Stanley Lebergott, 91, a retired economist and professor who maintained that consumerism had brought positive changes to the American standard of living, died July 24 of cardiac arrest at his home in Middletown, Conn.
Lebergott, a former government economist and Wesleyan University professor, took issue with those who disdained "consumerism" as wasteful, pointless, even immoral.
Consumption, he maintained, has always been an expression of human longing rather than mere acquisitiveness.
Lebergott was born in Detroit on July 22, 1918. He received a bachelor's in 1938 and a master's in 1939, both in economics, from the University of Michigan. He joined the Bureau of Labor Statistics in 1940.
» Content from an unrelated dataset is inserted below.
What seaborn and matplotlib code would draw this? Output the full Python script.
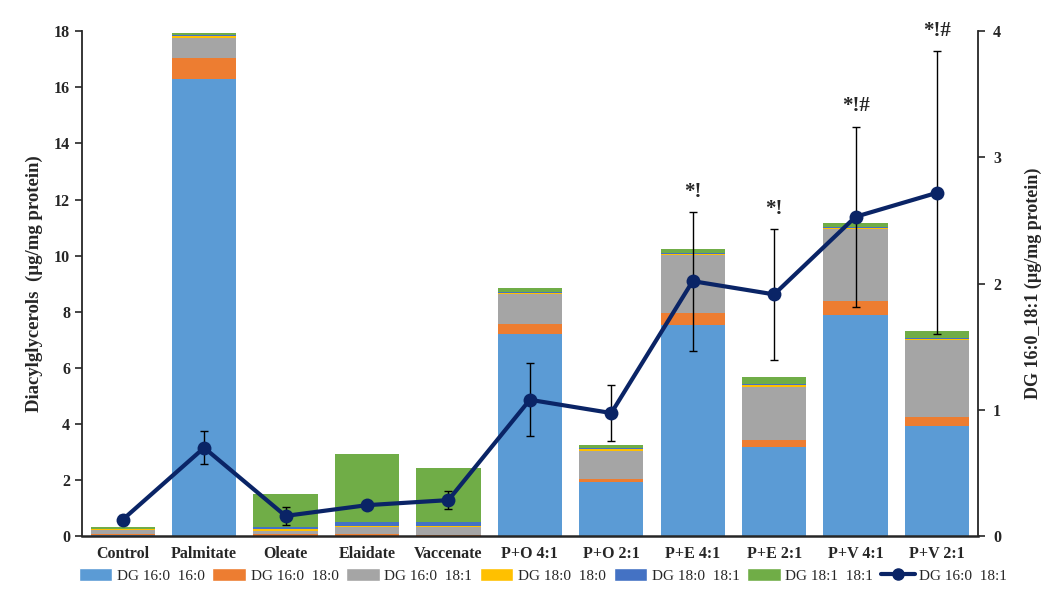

His books included "Manpower in Economic Growth" (1964), which he updated 12 years later.
Writing about that book in a 2006 issue of Economic History, Boston University economics professor Robert Margo concluded: "Lebergott's influence on economic history has been profound."
Hironoshin Furuhashi, vice president of international swimming's governing body and one of Japan's first great swimmers, has died. Furuhashi, 80, who helped organize the 1964 Olympics in Tokyo, was in Rome for the world championships and died in his sleep, swimming organization officials said Sunday. No cause of death was given.
Shafik Hout, an aide to Yasser Arafat who fell out with the late Palestinian leader over the 1993 peace accords with Israel and resigned from the Palestine Liberation Organization in protest, died of cancer Sunday in Beirut. He was 77.